從英國流離到中國,以遺孀的身份最終又回歸到喪偶的父親身邊,她的人生卻像大夢初醒:她還有希望和勇氣。當看到這里,很難不想到《飄》里斯嘉麗說的那句振奮人心的“Tomorrow is another day”。同斯嘉麗一樣,經(jīng)歷了巨大災難的變故,愛情的面紗被揭下,凱蒂從一個不懂愛情卻沉迷愛情的女性逐步面對了愛情中虛幻、榨取的成分。
圍著愛情轉的小鳥到最后擁有飛向天空的自由。母親死亡,她跟隨她的父親遠去。她失去了一切,人生也在這一刻剛剛開始。
毛姆用《面紗》一書戲劇性地寫出了以上三個角色所代表的三種典型愛情,也處處都在講述愛情的幻滅——失去自我的愛情,依附他人的愛情,欺騙所有人的愛情。而在這之中,唯有始終堅持自我價值的存在,尊重自我,才能不在找尋愛情的過程中迷失。
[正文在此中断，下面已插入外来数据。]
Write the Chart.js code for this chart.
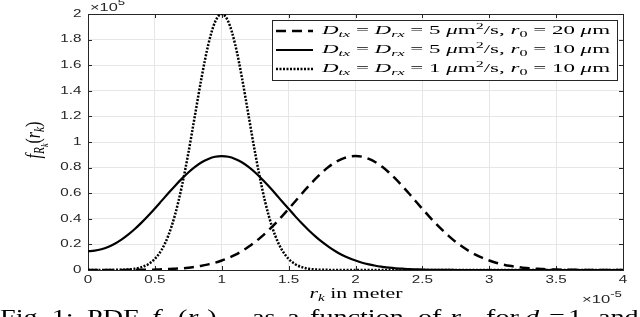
<!DOCTYPE html>
<html>
<head>
<meta charset="utf-8">
<script src="https://cdn.jsdelivr.net/npm/chart.js@4.4.1/dist/chart.umd.min.js"></script>
<style>
html, body { margin: 0; padding: 0; background: #fff; overflow: hidden; }
canvas { display: block; }
</style>
</head>
<body>
<canvas id="pdf-chart" width="640" height="317"></canvas>
<script>
// r_k in units of 1e-5 m, pdf values in units of 1e5
const rk = [
    0, 0.05, 0.1, 0.15, 0.2, 0.25, 0.3, 0.35, 0.4, 0.45,
    0.5, 0.55, 0.6, 0.65, 0.7, 0.75, 0.8, 0.85, 0.9, 0.95,
    1, 1.05, 1.1, 1.15, 1.2, 1.25, 1.3, 1.35, 1.4, 1.45,
    1.5, 1.55, 1.6, 1.65, 1.7, 1.75, 1.8, 1.85, 1.9, 1.95,
    2, 2.05, 2.1, 2.15, 2.2, 2.25, 2.3, 2.35, 2.4, 2.45,
    2.5, 2.55, 2.6, 2.65, 2.7, 2.75, 2.8, 2.85, 2.9, 2.95,
    3, 3.05, 3.1, 3.15, 3.2, 3.25, 3.3, 3.35, 3.4, 3.45,
    3.5, 3.55, 3.6, 3.65, 3.7, 3.75, 3.8, 3.85, 3.9, 3.95, 4
];
// D = 5, r0 = 20 (dashed)
const pdfD5r20 = [
    0, 0, 0, 0, 0, 0, 0.001, 0.001, 0.002, 0.002,
    0.003, 0.005, 0.007, 0.010, 0.013, 0.018, 0.025, 0.033, 0.044, 0.057,
    0.074, 0.094, 0.118, 0.147, 0.181, 0.219, 0.263, 0.311, 0.363, 0.419,
    0.478, 0.537, 0.598, 0.656, 0.711, 0.762, 0.806, 0.842, 0.868, 0.885,
    0.890, 0.885, 0.868, 0.842, 0.806, 0.762, 0.711, 0.656, 0.598, 0.537,
    0.478, 0.419, 0.363, 0.311, 0.263, 0.219, 0.181, 0.147, 0.118, 0.094,
    0.074, 0.057, 0.044, 0.033, 0.025, 0.018, 0.013, 0.010, 0.007, 0.005,
    0.003, 0.002, 0.002, 0.001, 0.001, 0, 0, 0, 0, 0, 0
];
// D = 5, r0 = 10 (solid)
const pdfD5r10 = [
    0.147, 0.151, 0.162, 0.180, 0.205, 0.237, 0.276, 0.320, 0.370, 0.424,
    0.481, 0.540, 0.599, 0.657, 0.712, 0.762, 0.806, 0.842, 0.868, 0.885,
    0.890, 0.885, 0.868, 0.842, 0.806, 0.762, 0.711, 0.656, 0.598, 0.537,
    0.478, 0.419, 0.363, 0.311, 0.263, 0.219, 0.181, 0.147, 0.118, 0.094,
    0.074, 0.057, 0.044, 0.033, 0.025, 0.018, 0.013, 0.010, 0.007, 0.005,
    0.003, 0.002, 0.002, 0.001, 0.001, 0, 0, 0, 0, 0,
    0, 0, 0, 0, 0, 0, 0, 0, 0, 0,
    0, 0, 0, 0, 0, 0, 0, 0, 0, 0, 0
];
// D = 1, r0 = 10 (dotted)
const pdfD1r10 = [
    0, 0, 0, 0, 0.001, 0.002, 0.004, 0.010, 0.022, 0.045,
    0.087, 0.157, 0.268, 0.429, 0.646, 0.912, 1.210, 1.508, 1.764, 1.938,
    2.000, 1.938, 1.764, 1.508, 1.210, 0.912, 0.646, 0.429, 0.268, 0.157,
    0.087, 0.045, 0.022, 0.010, 0.004, 0.002, 0.001, 0, 0, 0,
    0, 0, 0, 0, 0, 0, 0, 0, 0, 0,
    0, 0, 0, 0, 0, 0, 0, 0, 0, 0,
    0, 0, 0, 0, 0, 0, 0, 0, 0, 0,
    0, 0, 0, 0, 0, 0, 0, 0, 0, 0, 0
];

const xTicks = [0, 0.5, 1, 1.5, 2, 2.5, 3, 3.5, 4];
const xTickLabels = ['0', '0.5', '1', '1.5', '2', '2.5', '3', '3.5', '4'];
const yTicks = [0, 0.2, 0.4, 0.6, 0.8, 1, 1.2, 1.4, 1.6, 1.8, 2];
const yTickLabels = ['0', '0.2', '0.4', '0.6', '0.8', '1', '1.2', '1.4', '1.6', '1.8', '2'];

const legendDiff = ['5', '5', '1'];
const legendR0 = ['20', '10', '10'];

const SANS = '"Liberation Sans", Arial, sans-serif';
const SERIF = '"Liberation Serif", "DejaVu Serif", serif';
const AXIS_COLOR = '#262626';

const lineStyles = [
    { dash: [10, 6], width: 2.5 },
    { dash: [], width: 2.2 },
    { dash: [2, 1.5], width: 2.5 }
];

function toPoints(ys) {
    return rk.map((x, i) => ({ x: x, y: ys[i] }));
}

function segFont(seg, size, family) {
    return (seg.it ? 'italic ' : '') + (size * (seg.sc || 1)).toFixed(2) + 'px ' + family;
}

function richWidth(ctx, segs, size, family) {
    let w = 0;
    segs.forEach(seg => {
        ctx.font = segFont(seg, size, family);
        w += ctx.measureText(seg.t).width;
    });
    return w;
}

function drawRich(ctx, segs, x, y, o) {
    const w = richWidth(ctx, segs, o.size, o.family);
    const sx = o.width ? o.width / w : (o.sx || 1);
    let x0 = x;
    if (o.align === 'center') x0 = x - w * sx / 2;
    else if (o.align === 'right') x0 = x - w * sx;
    ctx.save();
    ctx.translate(x0, y);
    ctx.scale(sx, o.sy || 1);
    ctx.fillStyle = o.color || '#000';
    ctx.textAlign = 'left';
    ctx.textBaseline = o.baseline || 'alphabetic';
    let cx = 0;
    segs.forEach(seg => {
        ctx.font = segFont(seg, o.size, o.family);
        ctx.fillText(seg.t, cx, (seg.dy || 0) * o.size);
        cx += ctx.measureText(seg.t).width;
    });
    ctx.restore();
}

function legendSegs(d, r0) {
    return [
        { t: 'D', it: 1 }, { t: 'tx', it: 1, sc: 0.7, dy: 0.22 },
        { t: ' = ' },
        { t: 'D', it: 1 }, { t: 'rx', it: 1, sc: 0.7, dy: 0.22 },
        { t: ' = ' + d + ' ' },
        { t: 'μ', it: 1 }, { t: 'm' }, { t: '2', sc: 0.7, dy: -0.38 },
        { t: '/s, ' },
        { t: 'r', it: 1 }, { t: '0', sc: 0.7, dy: 0.22 },
        { t: ' = ' + r0 + ' ' },
        { t: 'μ', it: 1 }, { t: 'm' }
    ];
}

const boxPlugin = {
    id: 'matlabBox',
    beforeDatasetsDraw(chart) {
        const { ctx, chartArea: a } = chart;
        ctx.save();
        ctx.strokeStyle = AXIS_COLOR;
        ctx.lineWidth = 1;
        ctx.strokeRect(Math.round(a.left) + 0.5, Math.round(a.top) + 0.5,
            Math.round(a.right - a.left), Math.round(a.bottom - a.top));
        // inward ticks
        ctx.beginPath();
        const xs = chart.scales.x, ys = chart.scales.y;
        xTicks.forEach(v => {
            const px = Math.round(xs.getPixelForValue(v)) + 0.5;
            ctx.moveTo(px, a.bottom); ctx.lineTo(px, a.bottom - 4);
            ctx.moveTo(px, a.top); ctx.lineTo(px, a.top + 4);
        });
        yTicks.forEach(v => {
            const py = Math.round(ys.getPixelForValue(v)) + 0.5;
            ctx.moveTo(a.left, py); ctx.lineTo(a.left + 4, py);
            ctx.moveTo(a.right, py); ctx.lineTo(a.right - 4, py);
        });
        ctx.stroke();
        ctx.restore();
    },
    afterDraw(chart) {
        const { ctx } = chart;
        const xs = chart.scales.x, ys = chart.scales.y;

        // tick labels
        xTicks.forEach((v, i) => {
            drawRich(ctx, [{ t: xTickLabels[i] }], xs.getPixelForValue(v), 280,
                { size: 10.5, family: SANS, sx: 1.45, align: 'center', baseline: 'middle', color: AXIS_COLOR });
        });
        yTicks.forEach((v, i) => {
            drawRich(ctx, [{ t: yTickLabels[i] }], 81.5, ys.getPixelForValue(v),
                { size: 10.5, family: SANS, sx: 1.45, align: 'right', baseline: 'middle', color: AXIS_COLOR });
        });

        // exponents
        drawRich(ctx, [{ t: '×' }, { t: '10' }, { t: '5', sc: 0.8, dy: -0.55 }], 90, 11,
            { size: 10.5, family: SANS, width: 35, color: AXIS_COLOR });
        drawRich(ctx, [{ t: '×' }, { t: '10' }, { t: '-5', sc: 0.8, dy: -0.55 }], 622, 303,
            { size: 10.5, family: SANS, width: 40, align: 'right', color: AXIS_COLOR });

        // axis titles
        drawRich(ctx, [{ t: 'r', it: 1 }, { t: 'k', it: 1, sc: 0.7, dy: 0.22 }, { t: ' in meter' }], 356, 297.5,
            { size: 14, family: SERIF, width: 93, align: 'center' });
        ctx.save();
        ctx.translate(40, 140);
        ctx.rotate(-Math.PI / 2);
        drawRich(ctx, [
            { t: 'f', it: 1 }, { t: 'R', it: 1, sc: 0.7, dy: 0.22 }, { t: 'k', it: 1, sc: 0.5, dy: 0.38 },
            { t: '(' }, { t: 'r', it: 1 }, { t: 'k', it: 1, sc: 0.7, dy: 0.22 }, { t: ')' }
        ], 0, 0, { size: 13.5, family: SERIF, width: 37, sy: 1.5, align: 'center' });
        ctx.restore();

        // legend
        ctx.save();
        ctx.fillStyle = '#fff';
        ctx.fillRect(272, 20, 345, 60);
        ctx.strokeStyle = AXIS_COLOR;
        ctx.lineWidth = 1;
        ctx.strokeRect(272.5, 20.5, 345, 60);
        ctx.restore();
        const rowY = [31, 50, 69];
        chart.data.datasets.forEach((ds, i) => {
            ctx.save();
            ctx.strokeStyle = '#000';
            ctx.lineWidth = ds.borderWidth;
            ctx.setLineDash(ds.borderDash || []);
            ctx.beginPath();
            ctx.moveTo(276, rowY[i]);
            ctx.lineTo(313, rowY[i]);
            ctx.stroke();
            ctx.restore();
            drawRich(ctx, legendSegs(legendDiff[i], legendR0[i]), 322, rowY[i] + 3,
                { size: 12.5, family: SERIF, width: 288 });
        });

        // caption (cut at the bottom of the picture)
        const cap = [
            { x: 0, s: [{ t: 'Fig. 1:' }] },
            { x: 87, s: [{ t: 'PDF' }] },
            { x: 152, s: [{ t: 'f', it: 1 }, { t: 'R', it: 1, sc: 0.7, dy: 0.22 }, { t: 'k', it: 1, sc: 0.5, dy: 0.38 },
                { t: '(' }, { t: 'r', it: 1 }, { t: 'k', it: 1, sc: 0.7, dy: 0.22 }, { t: ')' }] },
            { x: 252, s: [{ t: 'as' }] },
            { x: 287, s: [{ t: 'a' }] },
            { x: 310, s: [{ t: 'function' }] },
            { x: 418, s: [{ t: 'of' }] },
            { x: 450, s: [{ t: 'r', it: 1 }, { t: 'k', it: 1, sc: 0.7, dy: 0.22 }] },
            { x: 486, s: [{ t: 'for' }] },
            { x: 525, s: [{ t: 'd', it: 1 }, { t: 'k', it: 1, sc: 0.7, dy: 0.22 }] },
            { x: 549, s: [{ t: '=' }] },
            { x: 568, s: [{ t: '1' }] },
            { x: 598, s: [{ t: 'and' }] }
        ];
        cap.forEach(c => drawRich(ctx, c.s, c.x, 324, { size: 22, family: SERIF, sx: 1.28 }));
    }
};

const ctx = document.getElementById('pdf-chart').getContext('2d');
new Chart(ctx, {
    type: 'line',
    data: {
        datasets: [pdfD5r20, pdfD5r10, pdfD1r10].map((ys, i) => ({
            data: toPoints(ys),
            borderColor: '#000',
            borderWidth: lineStyles[i].width,
            borderDash: lineStyles[i].dash,
            borderCapStyle: 'butt',
            fill: false,
            pointRadius: 0,
            cubicInterpolationMode: 'monotone'
        }))
    },
    options: {
        responsive: false,
        animation: false,
        devicePixelRatio: 1,
        layout: { padding: { left: 0, right: 17, top: 14, bottom: 0 } },
        plugins: { legend: { display: false }, tooltip: { enabled: false } },
        scales: {
            x: {
                type: 'linear', min: 0, max: 4,
                afterBuildTicks: s => { s.ticks = xTicks.map(v => ({ value: v })); },
                afterFit: s => { s.height = 47; },
                ticks: { display: false },
                grid: { color: '#e6e6e6', drawTicks: false },
                border: { display: false }
            },
            y: {
                type: 'linear', min: 0, max: 2,
                afterBuildTicks: s => { s.ticks = yTicks.map(v => ({ value: v })); },
                afterFit: s => { s.width = 88; },
                ticks: { display: false },
                grid: { color: '#e6e6e6', drawTicks: false },
                border: { display: false }
            }
        }
    },
    plugins: [boxPlugin]
});
</script>
</body>
</html>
愛情終究是人類永遠在討論的母題:這代表了兩個毫不相關的個體通過相互吸引、超越功利獲得精神上的共振,對浪漫的向往,出讓一部分自我邊界以彼此融合。因此,在西方情人節(jié)這樣的日子里,仍然值得真誠地祝福所有人一句:愿有情人終成眷屬!